In the material below, find each line holding the string "this" and copy it.

Excerpted data:
◆ ◆ ◆
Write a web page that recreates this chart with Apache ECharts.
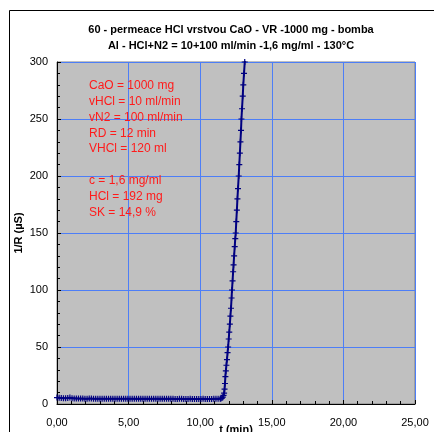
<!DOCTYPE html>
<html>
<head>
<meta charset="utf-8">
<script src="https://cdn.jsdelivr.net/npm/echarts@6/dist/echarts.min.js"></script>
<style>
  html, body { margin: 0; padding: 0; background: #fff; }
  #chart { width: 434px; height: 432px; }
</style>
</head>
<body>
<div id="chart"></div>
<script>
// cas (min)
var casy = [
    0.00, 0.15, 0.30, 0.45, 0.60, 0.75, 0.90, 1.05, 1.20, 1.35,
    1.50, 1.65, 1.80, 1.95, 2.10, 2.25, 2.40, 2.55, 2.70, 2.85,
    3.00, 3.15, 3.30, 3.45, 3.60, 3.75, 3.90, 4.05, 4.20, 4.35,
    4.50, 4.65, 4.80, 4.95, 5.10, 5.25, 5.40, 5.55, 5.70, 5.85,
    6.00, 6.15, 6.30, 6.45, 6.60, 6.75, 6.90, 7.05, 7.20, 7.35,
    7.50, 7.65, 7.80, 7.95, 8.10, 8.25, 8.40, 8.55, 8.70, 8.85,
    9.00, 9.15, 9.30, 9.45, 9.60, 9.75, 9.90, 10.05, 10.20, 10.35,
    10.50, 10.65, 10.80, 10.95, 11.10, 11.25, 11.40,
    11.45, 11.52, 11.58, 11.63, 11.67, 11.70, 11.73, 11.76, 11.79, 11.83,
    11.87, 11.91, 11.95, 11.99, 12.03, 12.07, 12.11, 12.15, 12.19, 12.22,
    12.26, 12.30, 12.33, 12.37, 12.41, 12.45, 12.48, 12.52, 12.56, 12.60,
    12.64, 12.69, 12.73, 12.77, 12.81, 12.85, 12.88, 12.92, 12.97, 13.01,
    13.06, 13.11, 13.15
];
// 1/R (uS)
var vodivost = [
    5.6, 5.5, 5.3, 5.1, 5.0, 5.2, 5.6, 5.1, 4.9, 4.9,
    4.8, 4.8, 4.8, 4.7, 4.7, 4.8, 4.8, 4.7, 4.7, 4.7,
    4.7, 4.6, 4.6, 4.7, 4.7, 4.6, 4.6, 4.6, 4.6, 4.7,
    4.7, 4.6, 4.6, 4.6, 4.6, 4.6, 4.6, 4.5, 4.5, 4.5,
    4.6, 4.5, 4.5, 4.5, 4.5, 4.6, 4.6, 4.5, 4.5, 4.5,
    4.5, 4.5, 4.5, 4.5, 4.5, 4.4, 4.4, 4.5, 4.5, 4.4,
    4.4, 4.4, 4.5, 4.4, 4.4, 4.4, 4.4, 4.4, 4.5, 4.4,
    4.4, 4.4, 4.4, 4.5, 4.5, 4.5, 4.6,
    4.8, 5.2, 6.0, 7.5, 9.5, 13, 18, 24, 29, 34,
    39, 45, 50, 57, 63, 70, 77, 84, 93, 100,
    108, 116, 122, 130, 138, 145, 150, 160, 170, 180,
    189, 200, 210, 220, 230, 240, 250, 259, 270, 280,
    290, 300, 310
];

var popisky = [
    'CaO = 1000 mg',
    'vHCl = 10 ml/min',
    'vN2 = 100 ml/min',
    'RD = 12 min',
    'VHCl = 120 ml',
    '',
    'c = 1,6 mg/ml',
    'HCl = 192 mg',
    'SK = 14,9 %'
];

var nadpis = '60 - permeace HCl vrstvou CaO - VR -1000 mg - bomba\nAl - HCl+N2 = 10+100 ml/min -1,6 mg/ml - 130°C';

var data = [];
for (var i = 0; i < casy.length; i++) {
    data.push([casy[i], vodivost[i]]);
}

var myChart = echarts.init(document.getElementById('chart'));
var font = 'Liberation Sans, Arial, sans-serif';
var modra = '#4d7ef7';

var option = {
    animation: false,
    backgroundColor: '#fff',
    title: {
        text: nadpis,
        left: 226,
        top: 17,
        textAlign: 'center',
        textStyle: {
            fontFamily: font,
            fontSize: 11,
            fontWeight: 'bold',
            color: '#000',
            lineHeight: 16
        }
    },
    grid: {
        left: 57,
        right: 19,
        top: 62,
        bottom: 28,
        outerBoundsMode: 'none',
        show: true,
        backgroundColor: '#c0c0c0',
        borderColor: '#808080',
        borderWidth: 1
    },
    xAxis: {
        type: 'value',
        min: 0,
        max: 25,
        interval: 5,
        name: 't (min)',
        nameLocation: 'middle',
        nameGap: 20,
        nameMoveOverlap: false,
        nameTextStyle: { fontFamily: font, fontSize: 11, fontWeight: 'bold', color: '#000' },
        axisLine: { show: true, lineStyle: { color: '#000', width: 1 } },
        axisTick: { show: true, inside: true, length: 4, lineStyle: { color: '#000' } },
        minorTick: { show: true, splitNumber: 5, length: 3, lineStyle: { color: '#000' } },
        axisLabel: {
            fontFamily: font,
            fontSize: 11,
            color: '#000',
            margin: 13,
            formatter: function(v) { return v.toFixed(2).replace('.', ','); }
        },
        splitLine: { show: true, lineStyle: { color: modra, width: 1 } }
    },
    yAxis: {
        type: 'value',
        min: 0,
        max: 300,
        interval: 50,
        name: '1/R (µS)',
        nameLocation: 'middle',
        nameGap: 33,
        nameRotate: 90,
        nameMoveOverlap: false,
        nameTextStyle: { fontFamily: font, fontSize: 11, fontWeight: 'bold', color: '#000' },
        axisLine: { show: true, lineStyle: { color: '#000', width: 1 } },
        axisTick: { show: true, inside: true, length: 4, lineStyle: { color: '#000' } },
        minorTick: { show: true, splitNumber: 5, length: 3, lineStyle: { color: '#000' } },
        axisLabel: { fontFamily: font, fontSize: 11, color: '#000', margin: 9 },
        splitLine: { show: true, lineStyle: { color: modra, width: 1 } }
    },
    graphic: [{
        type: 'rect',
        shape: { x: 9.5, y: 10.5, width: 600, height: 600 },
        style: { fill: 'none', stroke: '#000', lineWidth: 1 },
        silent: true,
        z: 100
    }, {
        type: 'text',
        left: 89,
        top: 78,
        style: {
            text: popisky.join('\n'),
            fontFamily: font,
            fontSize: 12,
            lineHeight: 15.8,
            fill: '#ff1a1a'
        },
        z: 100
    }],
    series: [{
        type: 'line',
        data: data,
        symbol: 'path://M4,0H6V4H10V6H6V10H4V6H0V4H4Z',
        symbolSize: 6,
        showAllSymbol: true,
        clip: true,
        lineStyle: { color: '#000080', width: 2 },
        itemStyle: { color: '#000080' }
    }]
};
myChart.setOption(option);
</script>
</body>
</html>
◆ ◆ ◆
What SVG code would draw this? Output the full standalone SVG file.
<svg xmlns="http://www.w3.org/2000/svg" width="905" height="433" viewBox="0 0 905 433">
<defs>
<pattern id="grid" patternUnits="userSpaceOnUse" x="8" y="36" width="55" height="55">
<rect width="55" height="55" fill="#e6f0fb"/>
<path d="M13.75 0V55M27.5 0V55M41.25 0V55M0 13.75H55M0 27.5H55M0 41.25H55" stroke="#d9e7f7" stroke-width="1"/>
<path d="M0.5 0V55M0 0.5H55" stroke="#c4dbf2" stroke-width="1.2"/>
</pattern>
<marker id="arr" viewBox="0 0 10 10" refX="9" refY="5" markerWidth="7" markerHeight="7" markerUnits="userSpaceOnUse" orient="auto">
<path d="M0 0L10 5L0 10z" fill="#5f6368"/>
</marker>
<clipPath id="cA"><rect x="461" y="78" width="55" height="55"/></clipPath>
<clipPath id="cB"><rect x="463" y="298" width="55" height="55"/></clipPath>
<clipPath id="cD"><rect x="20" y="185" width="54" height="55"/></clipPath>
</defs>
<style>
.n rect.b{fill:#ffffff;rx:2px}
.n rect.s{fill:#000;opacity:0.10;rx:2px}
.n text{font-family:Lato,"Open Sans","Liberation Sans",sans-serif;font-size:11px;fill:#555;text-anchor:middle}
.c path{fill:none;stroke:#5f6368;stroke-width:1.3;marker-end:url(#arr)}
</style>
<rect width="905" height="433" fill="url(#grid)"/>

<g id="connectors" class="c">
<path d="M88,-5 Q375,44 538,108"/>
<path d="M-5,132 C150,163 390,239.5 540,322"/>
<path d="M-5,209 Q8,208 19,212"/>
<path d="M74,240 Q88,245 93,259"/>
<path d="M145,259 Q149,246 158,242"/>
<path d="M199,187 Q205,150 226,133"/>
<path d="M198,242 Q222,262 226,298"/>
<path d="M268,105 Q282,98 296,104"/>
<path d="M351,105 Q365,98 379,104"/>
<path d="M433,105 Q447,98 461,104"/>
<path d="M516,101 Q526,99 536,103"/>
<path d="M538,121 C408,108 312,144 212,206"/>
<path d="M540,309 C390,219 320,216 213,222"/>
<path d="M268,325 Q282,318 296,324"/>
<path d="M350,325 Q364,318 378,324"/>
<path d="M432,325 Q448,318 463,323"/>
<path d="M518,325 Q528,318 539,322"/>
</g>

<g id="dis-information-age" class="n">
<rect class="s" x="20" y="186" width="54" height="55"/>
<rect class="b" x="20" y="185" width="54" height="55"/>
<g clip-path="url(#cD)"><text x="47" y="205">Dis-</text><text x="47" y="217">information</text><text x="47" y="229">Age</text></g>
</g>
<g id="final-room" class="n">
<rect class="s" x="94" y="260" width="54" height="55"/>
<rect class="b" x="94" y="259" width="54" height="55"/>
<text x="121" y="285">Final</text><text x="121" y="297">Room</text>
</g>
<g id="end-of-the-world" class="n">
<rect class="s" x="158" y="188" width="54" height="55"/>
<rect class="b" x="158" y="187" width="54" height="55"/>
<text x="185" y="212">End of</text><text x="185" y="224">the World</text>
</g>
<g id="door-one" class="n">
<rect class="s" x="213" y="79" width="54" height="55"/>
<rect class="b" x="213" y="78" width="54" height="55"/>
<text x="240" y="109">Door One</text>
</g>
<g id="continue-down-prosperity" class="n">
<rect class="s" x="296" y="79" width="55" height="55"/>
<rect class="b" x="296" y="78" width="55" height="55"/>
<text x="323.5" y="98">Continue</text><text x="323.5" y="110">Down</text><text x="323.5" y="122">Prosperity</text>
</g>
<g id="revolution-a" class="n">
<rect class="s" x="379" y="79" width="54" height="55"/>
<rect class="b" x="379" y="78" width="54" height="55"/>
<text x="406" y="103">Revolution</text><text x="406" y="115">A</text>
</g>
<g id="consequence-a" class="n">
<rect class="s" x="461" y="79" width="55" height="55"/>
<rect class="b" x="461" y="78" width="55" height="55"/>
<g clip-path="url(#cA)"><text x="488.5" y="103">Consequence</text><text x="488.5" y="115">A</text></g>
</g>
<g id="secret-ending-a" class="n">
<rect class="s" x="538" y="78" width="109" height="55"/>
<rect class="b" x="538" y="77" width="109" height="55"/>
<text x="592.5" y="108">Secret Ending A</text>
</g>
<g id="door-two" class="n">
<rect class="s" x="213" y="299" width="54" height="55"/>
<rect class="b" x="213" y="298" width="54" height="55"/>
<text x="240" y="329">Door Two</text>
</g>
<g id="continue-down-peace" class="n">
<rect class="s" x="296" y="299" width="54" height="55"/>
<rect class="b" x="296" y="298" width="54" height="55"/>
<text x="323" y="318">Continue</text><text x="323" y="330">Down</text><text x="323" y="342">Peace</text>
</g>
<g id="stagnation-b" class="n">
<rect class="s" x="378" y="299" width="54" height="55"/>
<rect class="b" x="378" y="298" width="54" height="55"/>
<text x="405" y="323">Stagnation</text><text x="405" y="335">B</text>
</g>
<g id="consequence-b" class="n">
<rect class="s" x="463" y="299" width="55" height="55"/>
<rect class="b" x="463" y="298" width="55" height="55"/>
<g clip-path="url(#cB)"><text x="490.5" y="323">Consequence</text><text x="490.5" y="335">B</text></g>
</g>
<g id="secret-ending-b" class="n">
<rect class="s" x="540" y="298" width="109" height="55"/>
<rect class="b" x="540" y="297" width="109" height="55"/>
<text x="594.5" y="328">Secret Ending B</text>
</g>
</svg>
◆ ◆ ◆
Worked solution:
Write a web page that recreates this chart with Apache ECharts.
What SVG code would draw this? Output the full standalone SVG file.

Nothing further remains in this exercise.